垂直感染は母体の感染症が子宮内あるいは出産時に児に移行することで成立するが,経胎盤感染,産道感染そして母乳感染の3つの経路がある。母体の感染を確実に診断し適切な管理をすることで,児への感染を未然に防ぐことができる。母子感染をきたす主要疾患の頭文字をとってTORCH症候群と総称される。
診断のポイント
【1】子宮内感染では流早産のみならず胎児発育不全,小頭症,脳内石灰化,結膜網膜炎,聴覚障害,皮疹,肝脾腫,血小板減少など重篤な症状や後遺症をもたらすことがある。
【2】母体には無症候性の感染症が多いので,妊婦検診時にあらかじめスクリーニング検査をする。
【3】妊娠中の初感染と再感染,持続感染でリスクが異なる。
【4】必要に応じて抗体価のみならず,病原体遺伝子検査や培養を行う。
【5】患者に対する症候や既往歴,食生活,性生活,旅行などの問診が重要である。
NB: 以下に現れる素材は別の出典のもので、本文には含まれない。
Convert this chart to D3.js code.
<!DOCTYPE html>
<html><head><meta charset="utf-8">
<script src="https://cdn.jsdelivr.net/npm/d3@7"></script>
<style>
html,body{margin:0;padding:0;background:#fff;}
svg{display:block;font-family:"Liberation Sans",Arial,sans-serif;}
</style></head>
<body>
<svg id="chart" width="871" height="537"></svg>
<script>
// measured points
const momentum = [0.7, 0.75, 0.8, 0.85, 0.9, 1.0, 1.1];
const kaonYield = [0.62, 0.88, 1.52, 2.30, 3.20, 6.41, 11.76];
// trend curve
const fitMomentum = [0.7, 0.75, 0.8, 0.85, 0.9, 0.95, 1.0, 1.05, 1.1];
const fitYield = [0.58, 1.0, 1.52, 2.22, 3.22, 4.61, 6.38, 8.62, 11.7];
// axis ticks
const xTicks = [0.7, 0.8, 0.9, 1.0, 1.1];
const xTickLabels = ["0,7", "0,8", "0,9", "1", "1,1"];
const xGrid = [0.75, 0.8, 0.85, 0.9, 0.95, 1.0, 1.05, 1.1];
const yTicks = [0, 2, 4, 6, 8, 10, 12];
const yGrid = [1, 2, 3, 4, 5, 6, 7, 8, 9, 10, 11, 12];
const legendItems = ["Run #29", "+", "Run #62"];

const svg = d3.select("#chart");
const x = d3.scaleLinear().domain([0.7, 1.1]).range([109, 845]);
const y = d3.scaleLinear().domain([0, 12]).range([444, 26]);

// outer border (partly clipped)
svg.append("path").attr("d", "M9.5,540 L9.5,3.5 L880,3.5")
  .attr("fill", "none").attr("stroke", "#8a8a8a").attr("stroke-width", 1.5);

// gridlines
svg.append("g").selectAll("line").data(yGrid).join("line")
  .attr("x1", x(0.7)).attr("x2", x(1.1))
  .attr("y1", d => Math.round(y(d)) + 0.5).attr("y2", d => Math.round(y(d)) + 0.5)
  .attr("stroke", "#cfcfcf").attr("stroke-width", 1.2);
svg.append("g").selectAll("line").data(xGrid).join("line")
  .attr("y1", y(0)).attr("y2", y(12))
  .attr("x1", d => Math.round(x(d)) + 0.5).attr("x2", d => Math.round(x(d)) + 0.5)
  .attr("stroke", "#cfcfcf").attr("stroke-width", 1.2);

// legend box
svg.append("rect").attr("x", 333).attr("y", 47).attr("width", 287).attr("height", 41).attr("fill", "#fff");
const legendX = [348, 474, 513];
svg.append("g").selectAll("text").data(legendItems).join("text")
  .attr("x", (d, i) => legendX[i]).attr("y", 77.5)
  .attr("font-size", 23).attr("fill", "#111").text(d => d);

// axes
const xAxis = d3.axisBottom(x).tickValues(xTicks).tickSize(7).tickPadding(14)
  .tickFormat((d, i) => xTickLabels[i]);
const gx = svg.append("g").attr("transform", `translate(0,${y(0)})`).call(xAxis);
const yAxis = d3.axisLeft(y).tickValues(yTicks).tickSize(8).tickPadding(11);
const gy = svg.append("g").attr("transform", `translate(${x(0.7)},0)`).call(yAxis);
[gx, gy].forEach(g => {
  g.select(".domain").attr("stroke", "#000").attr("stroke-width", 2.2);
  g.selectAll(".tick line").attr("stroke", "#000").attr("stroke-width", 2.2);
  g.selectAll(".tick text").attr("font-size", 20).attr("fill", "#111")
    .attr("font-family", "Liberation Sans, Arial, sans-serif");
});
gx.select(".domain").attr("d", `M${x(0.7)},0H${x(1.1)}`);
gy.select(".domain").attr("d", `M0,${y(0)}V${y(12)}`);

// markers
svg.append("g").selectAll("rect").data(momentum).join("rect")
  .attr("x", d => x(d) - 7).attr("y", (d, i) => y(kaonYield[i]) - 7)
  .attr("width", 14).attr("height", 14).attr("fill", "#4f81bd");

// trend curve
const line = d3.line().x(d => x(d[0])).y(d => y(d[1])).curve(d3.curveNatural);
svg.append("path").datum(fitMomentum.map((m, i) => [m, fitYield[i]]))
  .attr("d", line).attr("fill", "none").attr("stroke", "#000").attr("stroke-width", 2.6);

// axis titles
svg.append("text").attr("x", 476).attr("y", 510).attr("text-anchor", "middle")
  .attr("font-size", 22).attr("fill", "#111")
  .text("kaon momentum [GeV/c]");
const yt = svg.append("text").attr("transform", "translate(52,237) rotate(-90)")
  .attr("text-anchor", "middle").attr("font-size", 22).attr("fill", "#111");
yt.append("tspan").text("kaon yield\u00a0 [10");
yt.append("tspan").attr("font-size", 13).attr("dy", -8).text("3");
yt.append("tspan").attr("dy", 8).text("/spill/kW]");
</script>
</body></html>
風疹や伝染性紅斑などの流行時には必ず鑑別診断に入れる。
症候の診かた
【1】感染症診療の基本である問診,視診,聴診,触診,画像診断,血清学的診断,病原体診断に加えて,超音波による胎児発育や羊水量の診断,胎児心拍モニターによる胎児胎盤機能検査が重要である。
【2】胎児感染の確定診断は羊水穿刺や臍帯血穿刺を必要とし,侵襲を伴うので一般的ではない。
【3】産婦人科医と感染症内科医,小児科医の連携がきわめて重要である。
【4】代表的な感染症
❶ウイルス感染症
■ジカ熱
・子宮内感染により小頭症をきたす。
・デング熱との交差反応による抗体依存性感染増強から胎盤に感染しやすい。
・猖獗地である南米や東南アジアへの渡航歴を聴取する。
■ウイルス肝炎
・妊娠中に急性肝炎をきたした場合には,抗体価を測定し,A,B,C型肝炎の確定診断を行う。
・B型,C型は垂直感染のリスクがある。
・E型肝炎は垂直感染しないが妊婦において劇症化しやすい。